Thank you notes

16
Jan
2010

Recently a friend of a friend did a professional favor for me (hooking me up with the right person for an interview) and my friend suggested I send a thank you note. I was going to send a note along electronically when my friend suggested that an actual thank you card/note on paper with pen (handwritten no less) would be better. I have no actual thank you cards on hand and I am loathe to kill trees this way and most importantly, I detest my own handwriting. I haven’t handwritten anything other than very short notes in a very long time. Everything is tapped out on a keyboard and perfectly legible, except my signature, which is never meant to be legible. A signature is not about communication, it is artistic self-expression, and no matter how little it resembles your name, it is clearly your own.

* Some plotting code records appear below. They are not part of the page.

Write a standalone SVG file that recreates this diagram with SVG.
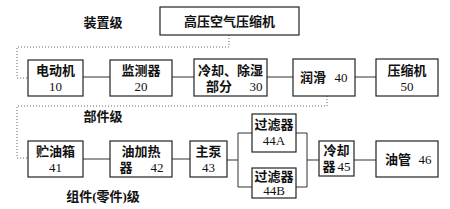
<svg xmlns="http://www.w3.org/2000/svg" width="450" height="209" viewBox="0 0 450 209">
<style>
.box{fill:#fff;stroke:#222;stroke-width:1.2}
.ln{fill:none;stroke:#333;stroke-width:1}
.dot{fill:none;stroke:#666;stroke-width:1;stroke-dasharray:1 2}
text{font-family:"Liberation Serif","Noto Sans CJK SC",serif;font-size:13px;fill:#111;font-weight:bold;text-anchor:middle}
.num{font-weight:normal}
</style>
<rect width="450" height="209" fill="#fff"/>
<g id="connectors">
<path class="dot" d="M229,35 V47 M229,47 H17 V78 H28"/>
<path class="dot" d="M327,96 V106 H17 V158 H28"/>
<path class="ln" d="M83,77 H110 M172,77 H194 M267,77 H293 M355,77 H376"/>
<path class="ln" d="M83,159 H110 M172,159 H190 M227,160 H238 M238,133 V187 M238,133 H252 M238,187 H252 M296,133 H307 V187 H296 M307,160 H319 M354,160 H376"/>
</g>
<g id="top"><rect class="box" x="160" y="7" width="139" height="28"/><text x="229.5" y="26">高压空气压缩机</text></g>
<g id="lbl1"><text x="103" y="27">装置级</text></g>
<g id="n10"><rect class="box" x="28" y="60" width="55" height="36"/><text x="55.5" y="75">电动机</text><text class="num" x="55.5" y="91">10</text></g>
<g id="n20"><rect class="box" x="110" y="60" width="62" height="36"/><text x="141" y="75">监测器</text><text class="num" x="141" y="91">20</text></g>
<g id="n30"><rect class="box" x="194" y="59" width="73" height="37"/><text x="230.5" y="75">冷却、除湿</text><text x="219" y="91">部分</text><text class="num" x="256" y="91">30</text></g>
<g id="n40"><rect class="box" x="293" y="59" width="62" height="37"/><text x="313" y="82">润滑</text><text class="num" x="341" y="82">40</text></g>
<g id="n50"><rect class="box" x="376" y="59" width="62" height="37"/><text x="407" y="75">压缩机</text><text class="num" x="407" y="91">50</text></g>
<g id="lbl2"><text x="103" y="121">部件级</text></g>
<g id="n41"><rect class="box" x="28" y="141" width="55" height="36"/><text x="55.5" y="156">贮油箱</text><text class="num" x="55.5" y="172">41</text></g>
<g id="n42"><rect class="box" x="110" y="141" width="62" height="36"/><text x="141" y="156">油加热</text><text x="126" y="172">器</text><text class="num" x="157" y="172">42</text></g>
<g id="n43"><rect class="box" x="190" y="141" width="37" height="36"/><text x="208.5" y="156">主泵</text><text class="num" x="208.5" y="172">43</text></g>
<g id="n44a"><rect class="box" x="252" y="114" width="44" height="38"/><text x="274" y="129">过滤器</text><text class="num" x="274" y="145">44A</text></g>
<g id="n44b"><rect class="box" x="252" y="168" width="44" height="30"/><text x="274" y="181">过滤器</text><text class="num" x="274" y="195">44B</text></g>
<g id="n45"><rect class="box" x="319" y="141" width="35" height="35"/><text x="336.5" y="155">冷却</text><text x="329" y="171">器</text><text class="num" x="344" y="171">45</text></g>
<g id="n46"><rect class="box" x="376" y="141" width="62" height="36"/><text x="398" y="164">油管</text><text class="num" x="425" y="164">46</text></g>
<g id="lbl3"><text x="103" y="201">组件(零件)级</text></g>
</svg>
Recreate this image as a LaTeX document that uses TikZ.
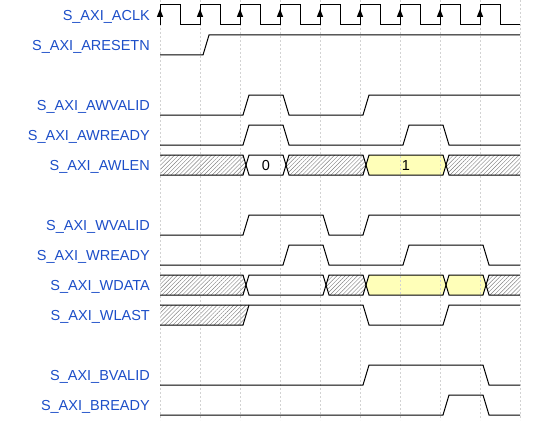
\documentclass[tikz,border=0pt]{standalone}
\usepackage{fontspec}
\setmainfont{Liberation Sans}
\usetikzlibrary{patterns.meta}
\definecolor{lblc}{RGB}{28,78,200}
\definecolor{busy}{RGB}{255,255,185}
\definecolor{gridc}{RGB}{210,210,210}
\begin{document}
\begin{tikzpicture}[x=1pt,y=-1pt,
  sig/.style={line width=1pt,black,line join=miter},
  hatch/.style={pattern={Lines[angle=45,distance=2.9pt,line width=0.45pt]},pattern color=gray},
  lbl/.style={text=lblc,anchor=base east,inner sep=0pt,font=\fontsize{14.5}{16}\selectfont},
  val/.style={text=black,anchor=base,inner sep=0pt,font=\fontsize{14.5}{16}\selectfont},
  gridline/.style={gridc,line width=0.8pt,dash pattern=on 2pt off 2pt},
  clkarrow/.style={fill=black}]
\useasboundingbox (0,0) rectangle (540,420);

% ---- bus fills ----
% AWLEN (155/165/175)
\fill[hatch] (160,155) -- (243,155) -- (246,165) -- (243,175) -- (160,175) -- cycle;
\fill[white] (246,165) -- (249,155) -- (283,155) -- (286,165) -- (283,175) -- (249,175) -- cycle;
\fill[hatch] (286,165) -- (289,155) -- (363,155) -- (366,165) -- (363,175) -- (289,175) -- cycle;
\fill[busy] (366,165) -- (369,155) -- (443,155) -- (446,165) -- (443,175) -- (369,175) -- cycle;
\fill[hatch] (520,155) -- (449,155) -- (446,165) -- (449,175) -- (520,175) -- cycle;
% WDATA (275/285/295)
\fill[hatch] (160,275) -- (243,275) -- (246,285) -- (243,295) -- (160,295) -- cycle;
\fill[white] (246,285) -- (249,275) -- (323,275) -- (326,285) -- (323,295) -- (249,295) -- cycle;
\fill[hatch] (326,285) -- (329,275) -- (363,275) -- (366,285) -- (363,295) -- (329,295) -- cycle;
\fill[busy] (366,285) -- (369,275) -- (443,275) -- (446,285) -- (443,295) -- (369,295) -- cycle;
\fill[busy] (446,285) -- (449,275) -- (483,275) -- (486,285) -- (483,295) -- (449,295) -- cycle;
\fill[hatch] (520,275) -- (489,275) -- (486,285) -- (489,295) -- (520,295) -- cycle;
% WLAST unknown part
\fill[hatch] (160,305) -- (249,305) -- (243,325) -- (160,325) -- cycle;

% ---- grid ----
\foreach \k in {0,...,9}
  \draw[gridline] ({160+40*\k},0) -- ({160+40*\k},420);

% ---- labels ----
\node[lbl] (l1) at (150,20.5) {S\_AXI\_ACLK};
\node[lbl] (l2) at (150,50.5) {S\_AXI\_ARESETN};
\node[lbl] (l3) at (150,110.5) {S\_AXI\_AWVALID};
\node[lbl] (l4) at (150,140.5) {S\_AXI\_AWREADY};
\node[lbl] (l5) at (150,170.5) {S\_AXI\_AWLEN};
\node[lbl] (l6) at (150,230.5) {S\_AXI\_WVALID};
\node[lbl] (l7) at (150,260.5) {S\_AXI\_WREADY};
\node[lbl] (l8) at (150,290.5) {S\_AXI\_WDATA};
\node[lbl] (l9) at (150,320.5) {S\_AXI\_WLAST};
\node[lbl] (l10) at (150,380.5) {S\_AXI\_BVALID};
\node[lbl] (l11) at (150,410.5) {S\_AXI\_BREADY};

% ---- clock ----
\draw[sig] (160,25) foreach \k in {0,...,8} { -- ({160+40*\k},5) -- ({180+40*\k},5) -- ({180+40*\k},25) -- ({200+40*\k},25) };
\foreach \k in {0,...,8}
  \fill[clkarrow] ({160+40*\k-3.2},17) -- ({160+40*\k},9) -- ({160+40*\k+3.2},17) -- cycle;

% ---- ARESETN ----
\draw[sig] (160,55) -- (203,55) -- (209,35) -- (520,35);
% ---- AWVALID (95/115) ----
\draw[sig] (160,115) -- (243,115) -- (249,95) -- (283,95) -- (289,115) -- (363,115) -- (369,95) -- (520,95);
% ---- AWREADY (125/145) ----
\draw[sig] (160,145) -- (243,145) -- (249,125) -- (283,125) -- (289,145) -- (403,145) -- (409,125) -- (443,125) -- (449,145) -- (520,145);
% ---- AWLEN outlines ----
\draw[sig] (160,155) -- (243,155) -- (249,175) -- (283,175) -- (289,155) -- (363,155) -- (369,175) -- (443,175) -- (449,155) -- (520,155);
\draw[sig] (160,175) -- (243,175) -- (249,155) -- (283,155) -- (289,175) -- (363,175) -- (369,155) -- (443,155) -- (449,175) -- (520,175);
\node[val] (v0) at (266,170.2) {0};
\node[val] (v1) at (406,170.2) {1};
% ---- WVALID (215/235) ----
\draw[sig] (160,235) -- (243,235) -- (249,215) -- (323,215) -- (329,235) -- (363,235) -- (369,215) -- (520,215);
% ---- WREADY (245/265) ----
\draw[sig] (160,265) -- (283,265) -- (289,245) -- (323,245) -- (329,265) -- (403,265) -- (409,245) -- (483,245) -- (489,265) -- (520,265);
% ---- WDATA outlines ----
\draw[sig] (160,275) -- (243,275) -- (249,295) -- (323,295) -- (329,275) -- (363,275) -- (369,295) -- (443,295) -- (449,275) -- (483,275) -- (489,295) -- (520,295);
\draw[sig] (160,295) -- (243,295) -- (249,275) -- (323,275) -- (329,295) -- (363,295) -- (369,275) -- (443,275) -- (449,295) -- (483,295) -- (489,275) -- (520,275);
% ---- WLAST (305/325) ----
\draw[sig] (160,325) -- (243,325) -- (249,305);
\draw[sig] (160,305) -- (363,305) -- (369,325) -- (443,325) -- (449,305) -- (520,305);
% ---- BVALID (365/385) ----
\draw[sig] (160,385) -- (363,385) -- (369,365) -- (483,365) -- (489,385) -- (520,385);
% ---- BREADY (395/415) ----
\draw[sig] (160,415) -- (443,415) -- (449,395) -- (483,395) -- (489,415) -- (520,415);
\end{tikzpicture}
\end{document}
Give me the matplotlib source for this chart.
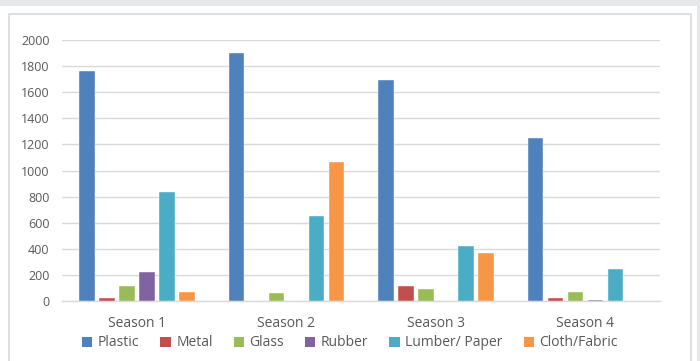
import matplotlib
matplotlib.use("Agg")
import matplotlib.pyplot as plt
from matplotlib.patches import Rectangle
import numpy as np

categories = ["Season 1", "Season 2", "Season 3", "Season 4"]
series_names = ["Plastic", "Metal", "Glass", "Rubber", "Lumber/ Paper", "Cloth/Fabric"]
plastic = [1760, 1900, 1690, 1250]
metal = [25, 0, 115, 25]
glass = [115, 60, 90, 70]
rubber = [220, 0, 0, 10]
lumber = [835, 650, 425, 245]
cloth = [70, 1065, 370, 0]
yticks = [0, 200, 400, 600, 800, 1000, 1200, 1400, 1600, 1800, 2000]

colors = ["#4F81BD", "#C0504D", "#9BBB59", "#8064A2", "#4BACC6", "#F79646"]
series = [plastic, metal, glass, rubber, lumber, cloth]

plt.rcParams['font.family'] = ['Open Sans', 'DejaVu Sans']
W, H = 700, 361
fig = plt.figure(figsize=(W/100, H/100), dpi=100)
fig.patch.set_facecolor("white")

# background frame
fig.add_artist(Rectangle((0, 1 - 6/H), 1, 6/H, transform=fig.transFigure,
                         facecolor="#E6E7E8", edgecolor="none", zorder=-3))
fig.add_artist(Rectangle((8.5/W, -0.05), (691-8.5)/W, 1 - 13.5/H + 0.05, transform=fig.transFigure,
                         facecolor="white", edgecolor="#D9D9D9", linewidth=1.2, zorder=-2))
fig.add_artist(Rectangle((697/W, 0), 3/W, 1, transform=fig.transFigure,
                         facecolor="#E6E7E8", edgecolor="none", zorder=-3))

ax = fig.add_axes([62/W, 60/H, (660-62)/W, (301-40)/H])
ax.set_facecolor("none")
x = np.arange(len(categories))
stride = 20/149.5
bw = 15.5/149.5
for i, (name, vals, c) in enumerate(zip(series_names, series, colors)):
    off = (i - 2.5) * stride
    ax.bar(x + off, vals, width=bw, color=c, label=name, zorder=3,
           edgecolor="white", linewidth=0.3)

ax.set_xlim(-0.5, len(categories) - 0.5)
ax.set_ylim(0, 2000)
ax.set_yticks(yticks)
ax.set_yticklabels([str(v) for v in yticks])
ax.set_xticks(x)
ax.set_xticklabels(categories)
ax.yaxis.grid(True, color="#D9D9D9", linewidth=1.0, zorder=0)
ax.set_axisbelow(True)
for s in ["top", "right", "left"]:
    ax.spines[s].set_visible(False)
ax.spines["bottom"].set_color("#D9D9D9")
ax.spines["bottom"].set_linewidth(1.0)
ax.tick_params(axis="both", length=0, colors="#595959")
ax.tick_params(axis="y", labelsize=9, pad=9)
ax.tick_params(axis="x", labelsize=10, pad=11)

handles = [Rectangle((0, 0), 1, 1, facecolor=c, edgecolor="none") for c in colors]
fig.legend(handles, series_names, loc="center", bbox_to_anchor=(350/W, 1 - 343/H),
           ncol=6, frameon=False, fontsize=10, handlelength=0.75, handleheight=0.75,
           handletextpad=0.4, columnspacing=1.5, labelcolor="#595959",
           borderaxespad=0, borderpad=0)

fig.savefig("out.png", dpi=100)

I believe my aversion to handwriting first developed when I was living in France almost 20 years ago. There they practice (or at least practiced) the pseudo-science of Graphology (handwriting analysis), and believed they could glean all manner of things about the psychological profile of someone by whether or not they dotted their i’s or crossed their t’s and so forth. If someone was sloppy in handwriting, they were sloppy in life. I spent painful hours writing every cover letter over and over again until it looked almost perfect, oftentimes writing against the edge of a ruler. Better to be seen as too detail oriented and OCD than not enough, especially when applying for a job in an Architect’s office.

To this day, other than the occasional diary entry, I am loathe to write out long letters for other people’s consumption. And my handwriting has suffered I am sure from the years of non-use. These days I think my handwriting looks as if it were scratched out by a blind Tourette’s patient with a meth addiction. I have no intention of sending something of that sort to someone I actually want to thank. Far better to use my verbal/writing skills composing something that can actually be deciphered when viewed, and where the form will not get in the way of the content.

As a compromise, I told my friend that I would embed the whole thing in a lovely card-like pdf that he can print out or send along if he so desires, and I will even affix an electronic image of my signature to it, giving it that homey, creative, just slightly insane touch. Etiquette and propriety maintained, crisis averted.